Lloyd Sage, Film Critic

If you’re looking for a movie to watch over fall break, I recommend “The Trial of the Chicago 7” on Netflix.

Directed by Aaron Sorkin, the movie follows the trial of seven leaders of the far left Democratic Party, Abbie Hoffman, Jerry Rubin, David Dellinger, Tom Hayden, Rennie Davis, John Froines and Lee Weiner, as well as Bobby Seale, who was the leader of the Black Panthers, on the grounds of conspiracy to move people across state lines with the intent of inciting violence during the 1968 Democratic national convention in Chicago.

The film opens with the intentions of the seven men just before the Democratic National Convention, and then transitions to the start of the trial. Scenes of the police riots (where the phrase “the whole world is watching” became part of the American lexicon) are intercut with the trial as testimony is given so that the audience learns the truth about what led to the trial as it is revealed in court. The rapid cutting between trial testimony, Abbie Hoffman’s stand up, and visual depictions of the riots adds a thrilling element of suspense for those unfamiliar with the events of the trial.

The writing and performances in this film are phenomenal. Sorkin continues to prove how gifted he is as a writer with his traditional rapid fire dialogue that is at times both dramatic and witty. Sacha Baron Cohen’s take on Abbie Hoffman is hilarious and will have you laughing even at the most uncomfortable times.

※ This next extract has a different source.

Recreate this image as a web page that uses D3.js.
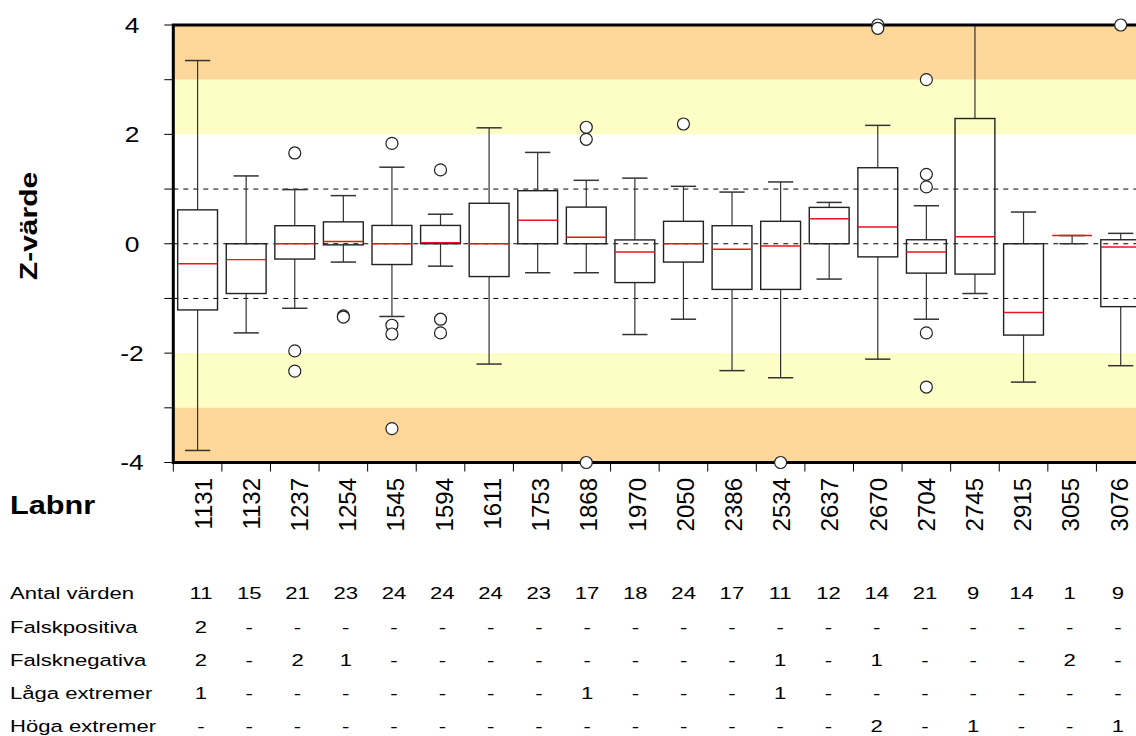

On the opposite end of the spectrum, Frank Langella’s performance as Judge Julius Hoffman is superb in that every time he opens his mouth to speak, it takes everything in your power not to punch whatever screen you are watching it on.

Although it is the story of a trial that happened more than 50 years ago, it serves as a fantastic commentary about today’s current social climate. Certain scenes of the movie are tough to watch due to the discrimination of Bobby Seale and the rest Black Panthers, as well as the actions displayed by the Chicago Police Department.

Though we are supposedly a more understanding and accepting nation than we were in 1968, mass riots, police brutality and prejudices against African Americans are still major issues at the forefront of society.

Exceptionally written, well acted, and self-aware, “The Trial of the Chicago 7” serves as a reminder that if we do not learn from our history, we are doomed to repeat it.